The deal is expected to reshape competition in Ireland’s concentrated banking market, where Permanent TSB has historically been the smallest of the country’s three main lenders.
The combined entity could emerge as a stronger challenger to dominant players, increasing competitive pressure across retail banking products.
Strategic expansion for BAWAG
The bank acquisition aligns with BAWAG’s broader strategy of expanding across Europe through targeted acquisitions.
The Austrian lender has completed multiple deals across:
- Austria
- Germany
- Switzerland
- the Netherlands
- the United States
Adding Permanent TSB provides access to:
- Ireland’s stable mortgage market
- a growing economy
- an established retail banking platform
BAWAG has indicated plans to invest further in the business while maintaining a meaningful local presence.
Private equity interest highlights competitive process
The sale process attracted multiple bidders, including private equity firms such as Lone Star and a consortium involving Sixth Street and Centerbridge.
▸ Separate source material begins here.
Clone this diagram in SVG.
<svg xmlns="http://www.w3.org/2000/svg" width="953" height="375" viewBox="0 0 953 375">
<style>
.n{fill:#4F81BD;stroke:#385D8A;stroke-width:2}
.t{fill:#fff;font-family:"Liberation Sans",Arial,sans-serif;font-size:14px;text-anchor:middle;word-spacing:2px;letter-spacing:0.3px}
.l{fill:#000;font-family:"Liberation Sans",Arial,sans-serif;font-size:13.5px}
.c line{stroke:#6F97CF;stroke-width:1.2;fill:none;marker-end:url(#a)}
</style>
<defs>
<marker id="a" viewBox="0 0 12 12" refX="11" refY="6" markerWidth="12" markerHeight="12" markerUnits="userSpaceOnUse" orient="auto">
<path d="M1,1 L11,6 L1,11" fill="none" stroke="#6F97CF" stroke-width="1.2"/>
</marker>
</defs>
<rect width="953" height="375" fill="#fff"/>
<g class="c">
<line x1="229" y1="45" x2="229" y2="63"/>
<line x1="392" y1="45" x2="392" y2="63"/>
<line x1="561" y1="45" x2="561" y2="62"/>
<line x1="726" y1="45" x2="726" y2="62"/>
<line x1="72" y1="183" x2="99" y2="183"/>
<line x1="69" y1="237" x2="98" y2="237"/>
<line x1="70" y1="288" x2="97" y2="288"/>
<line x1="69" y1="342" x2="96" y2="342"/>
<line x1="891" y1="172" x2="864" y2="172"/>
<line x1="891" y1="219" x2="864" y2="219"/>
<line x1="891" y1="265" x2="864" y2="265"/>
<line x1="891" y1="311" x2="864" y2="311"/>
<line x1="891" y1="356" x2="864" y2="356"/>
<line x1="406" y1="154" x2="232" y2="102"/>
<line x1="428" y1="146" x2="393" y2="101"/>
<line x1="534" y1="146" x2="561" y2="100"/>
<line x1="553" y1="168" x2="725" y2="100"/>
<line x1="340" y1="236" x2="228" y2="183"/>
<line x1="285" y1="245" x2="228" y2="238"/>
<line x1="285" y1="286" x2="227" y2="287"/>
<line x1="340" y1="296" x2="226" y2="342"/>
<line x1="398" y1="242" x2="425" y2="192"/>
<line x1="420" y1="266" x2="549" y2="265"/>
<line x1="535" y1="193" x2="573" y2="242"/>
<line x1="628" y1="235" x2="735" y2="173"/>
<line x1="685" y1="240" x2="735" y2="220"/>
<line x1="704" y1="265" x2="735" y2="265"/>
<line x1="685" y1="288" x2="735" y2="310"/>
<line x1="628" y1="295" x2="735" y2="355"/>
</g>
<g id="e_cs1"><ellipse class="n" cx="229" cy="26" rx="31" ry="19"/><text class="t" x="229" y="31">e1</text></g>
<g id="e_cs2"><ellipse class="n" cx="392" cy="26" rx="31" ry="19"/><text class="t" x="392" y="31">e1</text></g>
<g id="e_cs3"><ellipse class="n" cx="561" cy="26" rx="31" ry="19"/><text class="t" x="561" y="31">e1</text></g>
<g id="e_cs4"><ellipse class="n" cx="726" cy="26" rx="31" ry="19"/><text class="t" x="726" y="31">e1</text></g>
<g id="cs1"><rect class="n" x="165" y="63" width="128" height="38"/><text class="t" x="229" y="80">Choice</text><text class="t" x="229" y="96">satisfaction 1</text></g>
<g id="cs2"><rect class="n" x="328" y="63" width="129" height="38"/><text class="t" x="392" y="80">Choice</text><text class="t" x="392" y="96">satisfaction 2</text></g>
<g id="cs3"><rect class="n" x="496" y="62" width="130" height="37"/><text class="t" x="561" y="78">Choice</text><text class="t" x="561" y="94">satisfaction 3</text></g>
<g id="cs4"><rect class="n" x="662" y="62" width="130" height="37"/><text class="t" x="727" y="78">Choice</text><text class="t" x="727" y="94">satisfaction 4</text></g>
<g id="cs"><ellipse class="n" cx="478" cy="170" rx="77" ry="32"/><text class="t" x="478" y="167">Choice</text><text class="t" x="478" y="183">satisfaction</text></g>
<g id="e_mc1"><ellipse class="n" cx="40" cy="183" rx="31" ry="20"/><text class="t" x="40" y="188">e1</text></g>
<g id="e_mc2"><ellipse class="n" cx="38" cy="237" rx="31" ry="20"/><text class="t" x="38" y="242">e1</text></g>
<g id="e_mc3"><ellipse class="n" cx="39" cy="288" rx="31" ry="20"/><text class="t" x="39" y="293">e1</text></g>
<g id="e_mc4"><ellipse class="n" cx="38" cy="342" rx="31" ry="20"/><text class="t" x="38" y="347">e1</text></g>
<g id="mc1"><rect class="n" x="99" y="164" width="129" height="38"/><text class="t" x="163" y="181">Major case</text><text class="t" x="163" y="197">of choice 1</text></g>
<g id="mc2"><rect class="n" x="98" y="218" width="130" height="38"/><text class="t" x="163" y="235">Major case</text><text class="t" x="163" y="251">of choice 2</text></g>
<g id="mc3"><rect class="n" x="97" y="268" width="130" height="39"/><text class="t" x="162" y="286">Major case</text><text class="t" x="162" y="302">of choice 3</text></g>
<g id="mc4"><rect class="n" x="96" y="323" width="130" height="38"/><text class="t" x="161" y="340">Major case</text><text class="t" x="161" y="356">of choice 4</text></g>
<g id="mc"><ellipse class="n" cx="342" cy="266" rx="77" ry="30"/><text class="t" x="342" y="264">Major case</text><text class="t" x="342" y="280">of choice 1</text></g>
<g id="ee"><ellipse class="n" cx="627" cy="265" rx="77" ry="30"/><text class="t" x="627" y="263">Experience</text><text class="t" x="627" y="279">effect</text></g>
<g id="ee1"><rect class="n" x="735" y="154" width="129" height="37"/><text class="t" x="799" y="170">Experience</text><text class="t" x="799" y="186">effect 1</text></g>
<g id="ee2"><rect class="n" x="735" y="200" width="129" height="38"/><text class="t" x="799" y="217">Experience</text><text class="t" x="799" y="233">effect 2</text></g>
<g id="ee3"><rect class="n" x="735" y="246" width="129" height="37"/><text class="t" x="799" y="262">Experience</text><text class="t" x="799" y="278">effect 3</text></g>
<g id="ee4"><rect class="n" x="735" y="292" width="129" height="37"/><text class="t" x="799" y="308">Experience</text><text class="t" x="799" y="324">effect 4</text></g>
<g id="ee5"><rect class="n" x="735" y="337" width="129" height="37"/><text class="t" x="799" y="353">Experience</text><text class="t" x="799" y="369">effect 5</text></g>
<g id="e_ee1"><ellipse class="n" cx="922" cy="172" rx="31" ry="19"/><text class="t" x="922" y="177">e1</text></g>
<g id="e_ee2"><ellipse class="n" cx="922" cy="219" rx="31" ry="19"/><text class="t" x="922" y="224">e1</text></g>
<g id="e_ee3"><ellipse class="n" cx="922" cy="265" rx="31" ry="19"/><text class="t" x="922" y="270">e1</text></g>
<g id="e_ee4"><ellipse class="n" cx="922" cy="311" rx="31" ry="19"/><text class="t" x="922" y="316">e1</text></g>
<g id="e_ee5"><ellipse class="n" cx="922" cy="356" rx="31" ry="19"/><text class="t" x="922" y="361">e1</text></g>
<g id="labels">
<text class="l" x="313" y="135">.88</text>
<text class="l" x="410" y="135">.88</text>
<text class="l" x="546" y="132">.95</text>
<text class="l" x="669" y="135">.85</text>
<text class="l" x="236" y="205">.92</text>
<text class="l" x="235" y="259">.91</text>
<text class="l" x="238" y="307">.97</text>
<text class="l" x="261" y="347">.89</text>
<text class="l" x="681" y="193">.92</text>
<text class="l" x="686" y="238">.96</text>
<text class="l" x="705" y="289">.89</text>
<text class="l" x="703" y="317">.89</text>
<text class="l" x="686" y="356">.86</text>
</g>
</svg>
This underscores continued private equity interest in European financial assets, particularly where restructuring or consolidation opportunities exist.
European banking M&A momentum builds
The transaction reflects a broader trend of increasing M&A activity in the European banking sector.
Key drivers include:
- pressure to scale operations
- cost efficiency requirements
- digital transformation investments
- fragmented national banking markets
Cross border M&A deals such as BAWAG’s strategic acquisition of Permanent TSB highlight renewed momentum in European financial consolidation after years of limited activity.
Market impact and outlook
Shares in Permanent TSB fell following the announcement, with the agreed price slightly below recent trading levels but still representing a premium relative to earlier valuations.
Looking ahead, the deal is expected to:
- increase competitive dynamics in Ireland
- encourage further cross border banking transactions
- signal renewed confidence in European financial sector M&A
European banking M&A signals renewed consolidation trend
The €1.62 billion ($1.9 billion) strategic acquisition of Permanent TSB by BAWAG Group marks a pivotal moment in European banking, combining strategic expansion with the final unwinding of crisis-era state ownership.
More broadly, the deal highlights a reactivation of cross border M&A in Europe’s financial sector, as banks seek scale, efficiency, and growth in a shifting macroeconomic environment.